§ What you will do: Can you print the data exactly and leave out each image?

--- BEGIN ---

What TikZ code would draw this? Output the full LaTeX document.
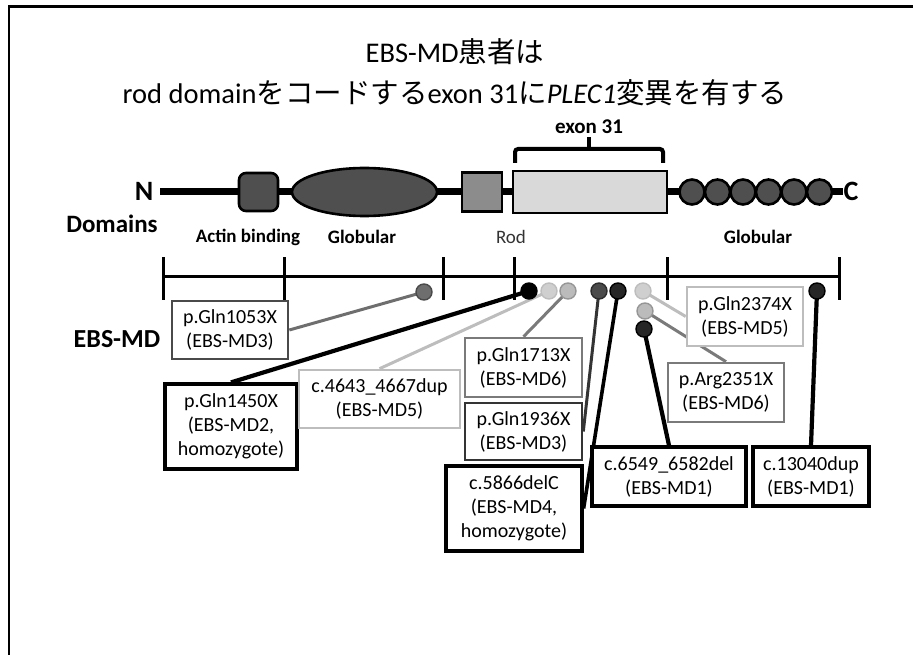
\documentclass[tikz,border=0pt]{standalone}
\usepackage{fontspec}
\setmainfont{Carlito}
\newfontfamily\jp{Noto Sans CJK JP}
\usetikzlibrary{backgrounds,shapes.geometric}
\definecolor{dk}{HTML}{4F4F4F}
\definecolor{md}{HTML}{8C8C8C}
\definecolor{lt}{HTML}{D9D9D9}
\definecolor{mdthree}{HTML}{6E6E6E}
\definecolor{mdthreeb}{HTML}{4A4A4A}
\definecolor{mdfive}{HTML}{BDBDBD}
\definecolor{mdfivefill}{HTML}{CFCFCF}
\definecolor{mdsix}{HTML}{7A7A7A}
\definecolor{mdsixfill}{HTML}{BBBBBB}
\begin{document}
\begin{tikzpicture}[x=1pt,y=-1pt,
  mbox/.style={draw, fill=white, rectangle, align=center, inner sep=0pt,
    font=\fontsize{20}{24}\selectfont},
  blackbox/.style={mbox, draw=black, line width=3.2pt},
  greybox/.style={mbox, line width=2.6pt},
  dot/.style={circle, draw, inner sep=0pt, minimum size=16pt, line width=1.4pt},
  lbl/.style={font=\fontsize{19}{22}\selectfont\bfseries},
  titlefont/.style={font=\fontsize{28.5}{34}\selectfont},
  dshape/.style={draw=black, line width=2.6pt},
  blackline/.style={line width=4.2pt, black},
  greyline/.style={line width=3pt},
  ticks/.style={line width=3pt}
]
\useasboundingbox (0,0) rectangle (913,655);
% frame
\draw[line width=2.8pt] (9,655) -- (9,6.5) -- (913,6.5);

% title
\node[titlefont] (t1) at (455,52) {EBS-MD{\jp 患者は}};
\node[titlefont] (t2) at (455,93)
  {rod domain{\jp をコードする}exon 31{\jp に}\textit{PLEC1}{\jp 変異を有する}};

% exon 31 label and brace
\node[font=\fontsize{21}{24}\selectfont\bfseries] (ex) at (589,127) {exon 31};
\draw[line width=4pt, rounded corners=3pt] (515,163) -- (515,149) -- (663,149) -- (663,163);
\draw[line width=4pt] (589,149) -- (589,137);

% backbone
\node[font=\fontsize{28}{32}\selectfont\bfseries] (N) at (144,191) {N};
\node[font=\fontsize{28}{32}\selectfont\bfseries] (C) at (851,191) {C};
\draw[line width=7pt] (160,192) -- (843,192);

\node[dshape, fill=dk, rectangle, rounded corners=7pt, minimum width=39pt, minimum height=38pt] (actin) at (258.5,192) {};
\node[dshape, fill=dk, ellipse, minimum width=145pt, minimum height=48pt, inner sep=0pt] (glob) at (364.5,192) {};
\node[dshape, fill=md, rectangle, minimum width=40pt, minimum height=39pt] (rod) at (482,192) {};
\node[dshape, fill=lt, rectangle, minimum width=154pt, minimum height=42pt] (exon) at (590,192) {};
\foreach \i/\xx in {1/692,2/717.5,3/743,4/768.5,5/794,6/819.5}
  \node[dshape, fill=dk, circle, minimum size=25pt, inner sep=0pt] (g\i) at (\xx,192) {};

% domain labels
\node[font=\fontsize{25}{28}\selectfont\bfseries] (dom) at (112,224) {Domains};
\node[lbl] (la) at (248,237) {Actin binding};
\node[lbl] (lg1) at (362,237) {Globular};
\node[font=\fontsize{19}{22}\selectfont, text=black!80] (lr) at (511,237) {Rod};
\node[lbl] (lg2) at (758,237) {Globular};

% scale line
\draw[ticks] (163,276) -- (839,276);
\foreach \xx in {163,284,443,514,667,839}
  \draw[ticks] (\xx,257) -- (\xx,300);

\node[font=\fontsize{26}{30}\selectfont\bfseries] (ebs) at (117,339) {EBS-MD};

% mutation boxes
\node[greybox, draw=mdthreeb, minimum width=116pt, minimum height=58pt] (b1053) at (230,330) {p.Gln1053X\\(EBS-MD3)};
\node[blackbox, minimum width=132pt, minimum height=85pt] (b1450) at (231,426.5) {p.Gln1450X\\(EBS-MD2,\\homozygote)};
\node[greybox, draw=mdfive, minimum width=161pt, minimum height=58pt] (b4643) at (379.5,399) {c.4643\_4667dup\\(EBS-MD5)};
\node[greybox, draw=mdsix, minimum width=117pt, minimum height=59pt] (b1713) at (523.5,367.5) {p.Gln1713X\\(EBS-MD6)};
\node[greybox, draw=mdthreeb!70!black, minimum width=117pt, minimum height=57pt] (b1936) at (523.5,431.5) {p.Gln1936X\\(EBS-MD3)};
\node[blackbox, minimum width=136pt, minimum height=85pt] (b5866) at (514,508.5) {c.5866delC\\(EBS-MD4,\\homozygote)};
\node[greybox, draw=mdfive, minimum width=116pt, minimum height=59pt] (b2374) at (745,316.5) {p.Gln2374X\\(EBS-MD5)};
\node[greybox, draw=mdsix, minimum width=116pt, minimum height=59pt] (b2351) at (726,392.5) {p.Arg2351X\\(EBS-MD6)};
\node[blackbox, minimum width=154pt, minimum height=59pt] (b6549) at (669,476.5) {c.6549\_6582del\\(EBS-MD1)};
\node[blackbox, minimum width=116pt, minimum height=59pt] (b13040) at (811,476.5) {c.13040dup\\(EBS-MD1)};

% mutation dots
\node[dot, fill=mdthree, draw=mdthreeb] (d1053) at (424,292) {};
\node[dot, fill=black, draw=black] (d1450) at (529,291) {};
\node[dot, fill=mdfivefill, draw=mdfive] (d4643) at (549,291) {};
\node[dot, fill=mdsixfill, draw=mdsixfill!80!black] (d1713) at (568,291) {};
\node[dot, fill=mdthreeb, draw=mdthreeb!60!black] (d1936) at (599,291) {};
\node[dot, fill=black!85, draw=black] (d5866) at (618,291) {};
\node[dot, fill=mdfivefill, draw=mdfive] (d2374) at (643,291) {};
\node[dot, fill=mdsixfill, draw=mdsixfill!80!black] (d2351) at (645,311) {};
\node[dot, fill=black!85, draw=black] (d6549) at (644,329) {};
\node[dot, fill=black!85, draw=black] (d13040) at (817,291) {};

% connectors
\begin{scope}[on background layer]
\draw[greyline, mdthree] (d1053.center) -- (b1053.east);
\draw[blackline] (d1450.center) -- (b1450.north);
\draw[greyline, mdfive] (d4643.center) -- (b4643.north);
\draw[greyline, mdsix] (d1713.center) -- (b1713.north);
\draw[greyline, mdthreeb!70!black] (d1936.center) -- (b1936.east);
\draw[blackline, line width=3.6pt] (d5866.center) -- (b5866.east);
\draw[greyline, mdfive] (d2374.center) -- (b2374.west);
\draw[greyline, mdsix] (d2351.center) -- (b2351.north);
\draw[blackline] (d6549.center) -- (b6549.north);
\draw[blackline] (d13040.center) -- (b13040.north);
\end{scope}
\end{tikzpicture}
\end{document}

--- END ---

§ Output below:
What TikZ code would draw this? Output the full LaTeX document.
\documentclass[tikz,border=0pt]{standalone}
\usepackage{fontspec}
\setmainfont{Carlito}
\newfontfamily\jp{Noto Sans CJK JP}
\usetikzlibrary{backgrounds,shapes.geometric}
\definecolor{dk}{HTML}{4F4F4F}
\definecolor{md}{HTML}{8C8C8C}
\definecolor{lt}{HTML}{D9D9D9}
\definecolor{mdthree}{HTML}{6E6E6E}
\definecolor{mdthreeb}{HTML}{4A4A4A}
\definecolor{mdfive}{HTML}{BDBDBD}
\definecolor{mdfivefill}{HTML}{CFCFCF}
\definecolor{mdsix}{HTML}{7A7A7A}
\definecolor{mdsixfill}{HTML}{BBBBBB}
\begin{document}
\begin{tikzpicture}[x=1pt,y=-1pt,
  mbox/.style={draw, fill=white, rectangle, align=center, inner sep=0pt,
    font=\fontsize{20}{24}\selectfont},
  blackbox/.style={mbox, draw=black, line width=3.2pt},
  greybox/.style={mbox, line width=2.6pt},
  dot/.style={circle, draw, inner sep=0pt, minimum size=16pt, line width=1.4pt},
  lbl/.style={font=\fontsize{19}{22}\selectfont\bfseries},
  titlefont/.style={font=\fontsize{28.5}{34}\selectfont},
  dshape/.style={draw=black, line width=2.6pt},
  blackline/.style={line width=4.2pt, black},
  greyline/.style={line width=3pt},
  ticks/.style={line width=3pt}
]
\useasboundingbox (0,0) rectangle (913,655);
% frame
\draw[line width=2.8pt] (9,655) -- (9,6.5) -- (913,6.5);

% title
\node[titlefont] (t1) at (455,52) {EBS-MD{\jp 患者は}};
\node[titlefont] (t2) at (455,93)
  {rod domain{\jp をコードする}exon 31{\jp に}\textit{PLEC1}{\jp 変異を有する}};

% exon 31 label and brace
\node[font=\fontsize{21}{24}\selectfont\bfseries] (ex) at (589,127) {exon 31};
\draw[line width=4pt, rounded corners=3pt] (515,163) -- (515,149) -- (663,149) -- (663,163);
\draw[line width=4pt] (589,149) -- (589,137);

% backbone
\node[font=\fontsize{28}{32}\selectfont\bfseries] (N) at (144,191) {N};
\node[font=\fontsize{28}{32}\selectfont\bfseries] (C) at (851,191) {C};
\draw[line width=7pt] (160,192) -- (843,192);

\node[dshape, fill=dk, rectangle, rounded corners=7pt, minimum width=39pt, minimum height=38pt] (actin) at (258.5,192) {};
\node[dshape, fill=dk, ellipse, minimum width=145pt, minimum height=48pt, inner sep=0pt] (glob) at (364.5,192) {};
\node[dshape, fill=md, rectangle, minimum width=40pt, minimum height=39pt] (rod) at (482,192) {};
\node[dshape, fill=lt, rectangle, minimum width=154pt, minimum height=42pt] (exon) at (590,192) {};
\foreach \i/\xx in {1/692,2/717.5,3/743,4/768.5,5/794,6/819.5}
  \node[dshape, fill=dk, circle, minimum size=25pt, inner sep=0pt] (g\i) at (\xx,192) {};

% domain labels
\node[font=\fontsize{25}{28}\selectfont\bfseries] (dom) at (112,224) {Domains};
\node[lbl] (la) at (248,237) {Actin binding};
\node[lbl] (lg1) at (362,237) {Globular};
\node[font=\fontsize{19}{22}\selectfont, text=black!80] (lr) at (511,237) {Rod};
\node[lbl] (lg2) at (758,237) {Globular};

% scale line
\draw[ticks] (163,276) -- (839,276);
\foreach \xx in {163,284,443,514,667,839}
  \draw[ticks] (\xx,257) -- (\xx,300);

\node[font=\fontsize{26}{30}\selectfont\bfseries] (ebs) at (117,339) {EBS-MD};

% mutation boxes
\node[greybox, draw=mdthreeb, minimum width=116pt, minimum height=58pt] (b1053) at (230,330) {p.Gln1053X\\(EBS-MD3)};
\node[blackbox, minimum width=132pt, minimum height=85pt] (b1450) at (231,426.5) {p.Gln1450X\\(EBS-MD2,\\homozygote)};
\node[greybox, draw=mdfive, minimum width=161pt, minimum height=58pt] (b4643) at (379.5,399) {c.4643\_4667dup\\(EBS-MD5)};
\node[greybox, draw=mdsix, minimum width=117pt, minimum height=59pt] (b1713) at (523.5,367.5) {p.Gln1713X\\(EBS-MD6)};
\node[greybox, draw=mdthreeb!70!black, minimum width=117pt, minimum height=57pt] (b1936) at (523.5,431.5) {p.Gln1936X\\(EBS-MD3)};
\node[blackbox, minimum width=136pt, minimum height=85pt] (b5866) at (514,508.5) {c.5866delC\\(EBS-MD4,\\homozygote)};
\node[greybox, draw=mdfive, minimum width=116pt, minimum height=59pt] (b2374) at (745,316.5) {p.Gln2374X\\(EBS-MD5)};
\node[greybox, draw=mdsix, minimum width=116pt, minimum height=59pt] (b2351) at (726,392.5) {p.Arg2351X\\(EBS-MD6)};
\node[blackbox, minimum width=154pt, minimum height=59pt] (b6549) at (669,476.5) {c.6549\_6582del\\(EBS-MD1)};
\node[blackbox, minimum width=116pt, minimum height=59pt] (b13040) at (811,476.5) {c.13040dup\\(EBS-MD1)};

% mutation dots
\node[dot, fill=mdthree, draw=mdthreeb] (d1053) at (424,292) {};
\node[dot, fill=black, draw=black] (d1450) at (529,291) {};
\node[dot, fill=mdfivefill, draw=mdfive] (d4643) at (549,291) {};
\node[dot, fill=mdsixfill, draw=mdsixfill!80!black] (d1713) at (568,291) {};
\node[dot, fill=mdthreeb, draw=mdthreeb!60!black] (d1936) at (599,291) {};
\node[dot, fill=black!85, draw=black] (d5866) at (618,291) {};
\node[dot, fill=mdfivefill, draw=mdfive] (d2374) at (643,291) {};
\node[dot, fill=mdsixfill, draw=mdsixfill!80!black] (d2351) at (645,311) {};
\node[dot, fill=black!85, draw=black] (d6549) at (644,329) {};
\node[dot, fill=black!85, draw=black] (d13040) at (817,291) {};

% connectors
\begin{scope}[on background layer]
\draw[greyline, mdthree] (d1053.center) -- (b1053.east);
\draw[blackline] (d1450.center) -- (b1450.north);
\draw[greyline, mdfive] (d4643.center) -- (b4643.north);
\draw[greyline, mdsix] (d1713.center) -- (b1713.north);
\draw[greyline, mdthreeb!70!black] (d1936.center) -- (b1936.east);
\draw[blackline, line width=3.6pt] (d5866.center) -- (b5866.east);
\draw[greyline, mdfive] (d2374.center) -- (b2374.west);
\draw[greyline, mdsix] (d2351.center) -- (b2351.north);
\draw[blackline] (d6549.center) -- (b6549.north);
\draw[blackline] (d13040.center) -- (b13040.north);
\end{scope}
\end{tikzpicture}
\end{document}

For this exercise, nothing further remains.